■ Exercise aim ■
Reproduce all the lines below exactly and omit the images.

■ Supplied data ■
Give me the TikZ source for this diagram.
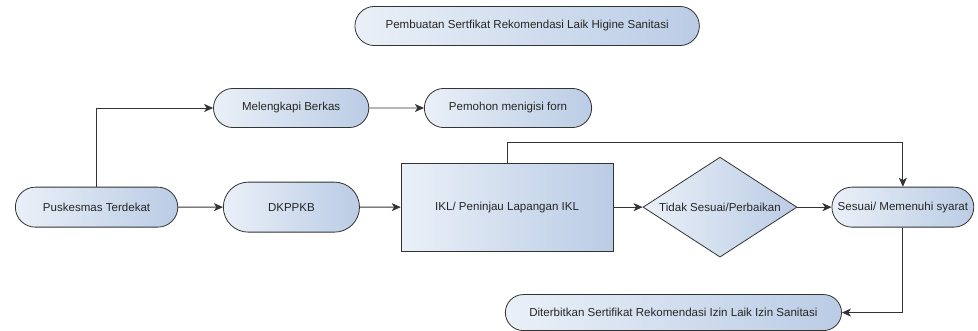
\documentclass[tikz,border=0pt]{standalone}
\usepackage{fontspec}
\setmainfont{Liberation Sans}
\usetikzlibrary{shapes.misc,shapes.geometric,arrows.meta}
\definecolor{isikiri}{RGB}{234,240,248}
\definecolor{isikanan}{RGB}{186,204,229}
\definecolor{garis}{RGB}{51,51,51}
\begin{document}
\begin{tikzpicture}[>={Stealth[length=9pt,width=8pt,inset=2.5pt]},draw=garis,line width=0.8pt,
	font=\fontsize{11.5}{13}\selectfont,text=black!85,
	isi/.style={draw=garis,left color=isikiri,right color=isikanan},
	pill/.style={isi,rounded rectangle,minimum height=1.37cm},
	kotak/.style={isi,rectangle,minimum width=7.42cm,minimum height=3.08cm},
	belah/.style={isi,diamond,aspect=1.54,inner sep=0pt,minimum width=5.39cm,minimum height=3.5cm}]
	\useasboundingbox (0,0) rectangle (34.23,-11.585);
	\node (T) at (18.45, -0.91)	[pill, minimum width=12.29cm]	{Pembuatan Sertfikat Rekomendasi Laik Higine Sanitasi};
	\node (MB) at (10.19, -3.78)	[pill, minimum width=5.67cm]	{Melengkapi Berkas};
	\node (PF) at (17.78, -3.78)	[pill, minimum width=6.09cm]	{Pemohon menigisi forn};
	\node (PT) at ( 3.38, -7.25)	[pill, minimum width=5.92cm, minimum height=1.40cm]	{Puskesmas Terdekat};
	\node (DK) at (10.20, -7.25)	[pill, minimum width=5.00cm, minimum height=1.75cm]	{DKPPKB};
	\node (IKL) at (17.75, -7.25)	[kotak]	{IKL/ Peninjau Lapangan IKL};
	\node (TS) at (25.20, -7.25)	[belah]	{Tidak Sesuai/Perbaikan};
	\node (SM) at (31.60, -7.25)	[pill, minimum width=5.20cm, minimum height=1.40cm]	{Sesuai/ Memenuhi syarat};
	\node (DS) at (23.57, -10.94)	[pill, minimum width=12.00cm, minimum height=1.26cm]	{Diterbitkan Sertifikat Rekomendasi Izin Laik Izin Sanitasi};
	\coordinate (atas) at (17.75, -4.97);
	\draw[->] (PT.north) |- (MB.west);
	\draw[->] (MB) -- (PF);
	\draw[->] (PT) -- (DK);
	\draw[->] (DK) -- (IKL);
	\draw[->] (IKL) -- (TS);
	\draw[->] (TS) -- (SM);
	\draw[->] (IKL.north) -- (atas) -| (SM.north);
	\draw[->] (SM.south) |- (DS.east);
\end{tikzpicture}
\end{document}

■ Result of the task ■
Give me the TikZ source for this diagram.
\documentclass[tikz,border=0pt]{standalone}
\usepackage{fontspec}
\setmainfont{Liberation Sans}
\usetikzlibrary{shapes.misc,shapes.geometric,arrows.meta}
\definecolor{isikiri}{RGB}{234,240,248}
\definecolor{isikanan}{RGB}{186,204,229}
\definecolor{garis}{RGB}{51,51,51}
\begin{document}
\begin{tikzpicture}[>={Stealth[length=9pt,width=8pt,inset=2.5pt]},draw=garis,line width=0.8pt,
	font=\fontsize{11.5}{13}\selectfont,text=black!85,
	isi/.style={draw=garis,left color=isikiri,right color=isikanan},
	pill/.style={isi,rounded rectangle,minimum height=1.37cm},
	kotak/.style={isi,rectangle,minimum width=7.42cm,minimum height=3.08cm},
	belah/.style={isi,diamond,aspect=1.54,inner sep=0pt,minimum width=5.39cm,minimum height=3.5cm}]
	\useasboundingbox (0,0) rectangle (34.23,-11.585);
	\node (T) at (18.45, -0.91)	[pill, minimum width=12.29cm]	{Pembuatan Sertfikat Rekomendasi Laik Higine Sanitasi};
	\node (MB) at (10.19, -3.78)	[pill, minimum width=5.67cm]	{Melengkapi Berkas};
	\node (PF) at (17.78, -3.78)	[pill, minimum width=6.09cm]	{Pemohon menigisi forn};
	\node (PT) at ( 3.38, -7.25)	[pill, minimum width=5.92cm, minimum height=1.40cm]	{Puskesmas Terdekat};
	\node (DK) at (10.20, -7.25)	[pill, minimum width=5.00cm, minimum height=1.75cm]	{DKPPKB};
	\node (IKL) at (17.75, -7.25)	[kotak]	{IKL/ Peninjau Lapangan IKL};
	\node (TS) at (25.20, -7.25)	[belah]	{Tidak Sesuai/Perbaikan};
	\node (SM) at (31.60, -7.25)	[pill, minimum width=5.20cm, minimum height=1.40cm]	{Sesuai/ Memenuhi syarat};
	\node (DS) at (23.57, -10.94)	[pill, minimum width=12.00cm, minimum height=1.26cm]	{Diterbitkan Sertifikat Rekomendasi Izin Laik Izin Sanitasi};
	\coordinate (atas) at (17.75, -4.97);
	\draw[->] (PT.north) |- (MB.west);
	\draw[->] (MB) -- (PF);
	\draw[->] (PT) -- (DK);
	\draw[->] (DK) -- (IKL);
	\draw[->] (IKL) -- (TS);
	\draw[->] (TS) -- (SM);
	\draw[->] (IKL.north) -- (atas) -| (SM.north);
	\draw[->] (SM.south) |- (DS.east);
\end{tikzpicture}
\end{document}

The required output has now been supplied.